Wind Farm Sunset by johnchamilton, on Flickr

We saw the most amazing sunset last weekend, driving home to the Twin Cities from my mom's house in central Iowa. This is a wind farm visible along I-35 near Clear Lake, IA. In 2010, wind power accounted for about 15 percent of electricity generated in Iowa.

I didn't do too much Photoshop work on this frame. That riot of color is pretty much how I found it. A thunderstorm had just passed by, with skies clearing in the west, which accounted for the light show. I shot at a shutter speed of about half a second to give the windmill blades a little motion blur. In Photoshop, I used Nic Dfine to dampen the noise a bit, plus a little sharpening. Enjoy!


----------



## JennaAnderson (Dec 25, 2009)

Whoa - I know the "Red at night..." but purple at night?

Beautiful picture! Reminds me of my new favorite word - empurpled. 

~ Jenna


----------



## John Hamilton (May 6, 2010)

JennaAnderson said:


> Whoa - I know the "Red at night..." but purple at night?
> 
> Beautiful picture!
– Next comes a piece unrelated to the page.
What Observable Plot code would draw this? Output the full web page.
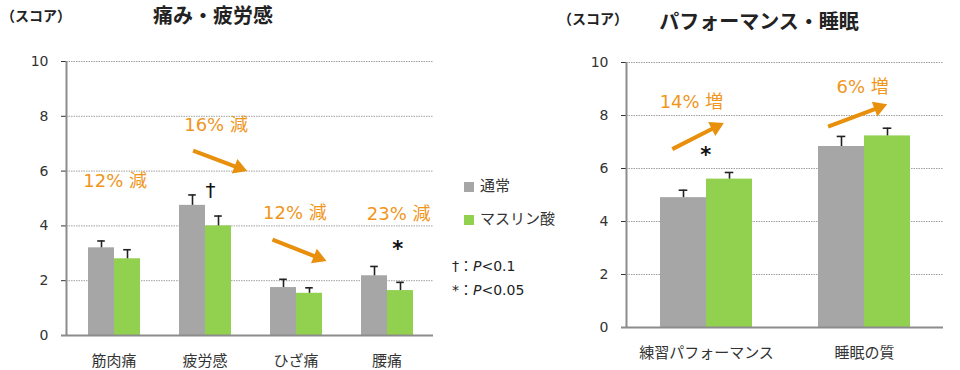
<!DOCTYPE html>
<html><head><meta charset="utf-8">
<script src="https://cdn.jsdelivr.net/npm/d3@7"></script>
<script src="https://cdn.jsdelivr.net/npm/@observablehq/plot@0.6"></script>
<style>
body{margin:0;background:#fff;font-family:"DejaVu Sans","Noto Sans CJK JP",sans-serif;}
#root{position:relative;width:960px;height:370px;overflow:hidden;background:#fff}
.layer{position:absolute;top:0}
.layer svg{display:block}
.t{position:absolute;white-space:nowrap;color:#222;line-height:1}
</style></head>
<body><div id="root"></div>
<script>
// ---- data ----
const seriesNames = ["通常", "マスリン酸"];
const seriesColors = ["#a6a6a6", "#92d050"];
const yTicks = [0, 2, 4, 6, 8, 10];

const painCategories = ["筋肉痛", "疲労感", "ひざ痛", "腰痛"];
const painNormal = [3.2, 4.75, 1.75, 2.18];
const painNormalErr = [0.25, 0.38, 0.3, 0.34];
const painMaslinic = [2.8, 4.0, 1.54, 1.64];
const painMaslinicErr = [0.33, 0.36, 0.2, 0.3];
const painChangeText = ["12% 減", "16% 減", "12% 減", "23% 減"];
const painSigText = ["†", "*"];

const perfCategories = ["練習パフォーマンス", "睡眠の質"];
const perfNormal = [4.9, 6.83];
const perfNormalErr = [0.28, 0.38];
const perfMaslinic = [5.6, 7.23];
const perfMaslinicErr = [0.25, 0.29];
const perfChangeText = ["14% 増", "6% 増"];
const perfSigText = ["*"];

const FONT = '"DejaVu Sans","Noto Sans CJK JP",sans-serif';
const ORANGE = "#e88f0c";
const ORANGE_TEXT = "#f0961c";
const H = 370;
const HEAD_R = 5.8; // arrow head symbol radius

const root = document.getElementById("root");

function addLayer(svg, left) {
  const d = document.createElement("div");
  d.className = "layer";
  d.style.left = left + "px";
  d.appendChild(svg);
  root.appendChild(d);
}
function addText(html, css) {
  const d = document.createElement("div");
  d.className = "t";
  d.innerHTML = html;
  Object.assign(d.style, css);
  root.appendChild(d);
}

function buildPanel(p) {
  const rows = [];
  p.cats.forEach((c, i) => {
    rows.push({cat: c, series: seriesNames[0], value: p.normal[i], err: p.normalErr[i]});
    rows.push({cat: c, series: seriesNames[1], value: p.maslinic[i], err: p.maslinicErr[i]});
  });
  const common = {width: p.width, height: H, marginLeft: p.ml, marginRight: p.mr, marginTop: p.mt, marginBottom: p.mb};
  const n = p.cats.length;

  // grid layer
  const grid = Plot.plot({
    ...common,
    style: {fontFamily: FONT, background: "transparent", overflow: "visible"},
    x: {domain: [0, n], axis: null},
    y: {domain: [0, 10], axis: null},
    marks: [
      Plot.ruleY(yTicks.filter(t => t > 0), {stroke: "#a0a0a0", strokeWidth: 1, strokeDasharray: "1.5,1"})
    ]
  });
  addLayer(grid, p.left);
  const sx = grid.scale("x"), sy = grid.scale("y");

  // arrow geometry: shaft to the head's centroid, head as a rotated triangle symbol
  const yy = HEAD_R * Math.sqrt(Math.PI / (3 * Math.sqrt(3)));
  const heads = p.arrows.map(a => {
    const px1 = sx.apply(a.x1), py1 = sy.apply(a.y1), px2 = sx.apply(a.x2), py2 = sy.apply(a.y2);
    const L = Math.hypot(px2 - px1, py2 - py1);
    const ux = (px2 - px1) / L, uy = (py2 - py1) / L;
    const cx = px2 - ux * 2 * yy, cy = py2 - uy * 2 * yy;
    return {x1: a.x1, y1: a.y1, x: sx.invert(cx), y: sy.invert(cy), angle: Math.atan2(ux, -uy) * 180 / Math.PI};
  });

  // bars layer (faceted by category)
  const bars = Plot.plot({
    ...common,
    style: {fontFamily: FONT, background: "transparent", overflow: "visible", fontSize: "15px", color: "#333"},
    fx: {domain: p.cats, paddingInner: 0.42, paddingOuter: 0.21, label: null, axis: "bottom", tickSize: 0, tickPadding: 20},
    x: {domain: seriesNames, padding: 0, axis: null},
    y: {domain: [0, 10], axis: null},
    color: {domain: seriesNames, range: seriesColors},
    marks: [
      Plot.barY(rows, {fx: "cat", x: "series", y: "value", fill: "series"}),
      Plot.ruleX(rows, {fx: "cat", x: "series", y1: "value", y2: d => d.value + d.err, stroke: "#222", strokeWidth: 1.6}),
      Plot.tickY(rows, {fx: "cat", x: "series", y: d => d.value + d.err, stroke: "#222", strokeWidth: 1.6, inset: p.capInset})
    ]
  });
  addLayer(bars, p.left);

  // axes + annotations layer
  const top = Plot.plot({
    ...common,
    style: {fontFamily: FONT, background: "transparent", overflow: "visible", fontSize: "14px", color: "#333"},
    x: {domain: [0, n], axis: null},
    y: {domain: [0, 10], ticks: yTicks, tickSize: 5, tickPadding: 13, label: null},
    marks: [
      Plot.ruleX([0], {stroke: "#8c8c8c", strokeWidth: 2}),
      Plot.ruleY([0], {stroke: "#8c8c8c", strokeWidth: 2, insetLeft: -5}),
      Plot.link(heads, {x1: "x1", y1: "y1", x2: "x", y2: "y", stroke: ORANGE, strokeWidth: 4}),
      Plot.dot(heads, {x: "x", y: "y", symbol: "triangle", r: HEAD_R, rotate: "angle", fill: ORANGE, stroke: "none"}),
      Plot.text(p.labels, {x: "x", y: "y", text: "text", fill: ORANGE_TEXT, fontSize: 18}),
      Plot.text(p.sig.filter(d => d.text !== "*"), {x: "x", y: "y", text: "text", fill: "#111", fontSize: 20}),
      Plot.text(p.sig.filter(d => d.text === "*"), {x: "x", y: "y", text: "text", fill: "#111", fontSize: 21, fontWeight: "bold"})
    ]
  });
  addLayer(top, p.left);
}

buildPanel({
  left: 0, width: 440, ml: 66, mr: 7, mt: 61, mb: 35, capInset: 9.2,
  cats: painCategories, normal: painNormal, normalErr: painNormalErr,
  maslinic: painMaslinic, maslinicErr: painMaslinicErr,
  labels: [
    {x: 0.53, y: 5.62, text: painChangeText[0]},
    {x: 1.63, y: 7.66, text: painChangeText[1]},
    {x: 2.49, y: 4.45, text: painChangeText[2]},
    {x: 3.62, y: 4.42, text: painChangeText[3]}
  ],
  arrows: [
    {x1: 1.38, y1: 6.75, x2: 1.97, y2: 6.0},
    {x1: 2.245, y1: 3.5, x2: 2.834, y2: 2.72}
  ],
  sig: [
    {x: 1.57, y: 5.3, text: painSigText[0]},
    {x: 3.61, y: 3.15, text: painSigText[1]}
  ]
});

buildPanel({
  left: 560, width: 400, ml: 66, mr: 17, mt: 62, mb: 43, capInset: 18.7,
  cats: perfCategories, normal: perfNormal, normalErr: perfNormalErr,
  maslinic: perfMaslinic, maslinicErr: perfMaslinicErr,
  labels: [
    {x: 0.41, y: 8.49, text: perfChangeText[0]},
    {x: 1.49, y: 9.08, text: perfChangeText[1]}
  ],
  arrows: [
    {x1: 0.289, y1: 6.73, x2: 0.614, y2: 7.72},
    {x1: 1.272, y1: 7.58, x2: 1.645, y2: 8.42}
  ],
  sig: [
    {x: 0.5, y: 6.5, text: perfSigText[0]}
  ]
});

// titles
addText("（スコア）", {left: "1px", top: "8px", fontSize: "14px", fontWeight: "bold", fontFamily: '"Noto Sans CJK JP",sans-serif'});
addText("痛み・疲労感", {left: "213px", top: "5px", transform: "translateX(-50%)", fontSize: "20px", fontWeight: "bold", fontFamily: '"Noto Sans CJK JP",sans-serif'});
addText("（スコア）", {left: "558px", top: "11px", fontSize: "14px", fontWeight: "bold", fontFamily: '"Noto Sans CJK JP",sans-serif'});
addText("パフォーマンス・睡眠", {left: "759px", top: "11px", transform: "translateX(-50%)", fontSize: "20px", fontWeight: "bold", fontFamily: '"Noto Sans CJK JP",sans-serif'});

// legend
addText('<span style="display:inline-block;width:10px;height:10px;background:' + seriesColors[0] + ';vertical-align:middle;margin-right:6px"></span><span style="vertical-align:middle">' + seriesNames[0] + '</span>', {left: "464px", top: "179px", fontSize: "15px", color: "#333"});
addText('<span style="display:inline-block;width:10px;height:10px;background:' + seriesColors[1] + ';vertical-align:middle;margin-right:6px"></span><span style="vertical-align:middle">' + seriesNames[1] + '</span>', {left: "464px", top: "212px", fontSize: "15px", color: "#333"});
addText('†：<i>P</i>&lt;0.1', {left: "452px", top: "259px", fontSize: "14px", color: "#222"});
addText('*：<i>P</i>&lt;0.05', {left: "452px", top: "283px", fontSize: "14px", color: "#222"});
</script>
</body></html>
Reminds me of my new favorite word - empurpled.
> 
> ~ Jenna


Thanks, Jenna. Those were the craziest sunset colors ever. "Empurpled"... I like it!


----------



## MeiLinMiranda (Feb 17, 2011)

Wow! I have seen skies that color but not in a long while. Thanks for sharing.


----------



## NogDog (May 1, 2009)

When in Iowa or elsewhere in the Midwest, I'd rather see purple sky than green sky. 

(For some reason, when conditions are right, the really severe thunderstorms that can spawn tornadoes seem to have a tendency to add a green cast to the lighting.)


----------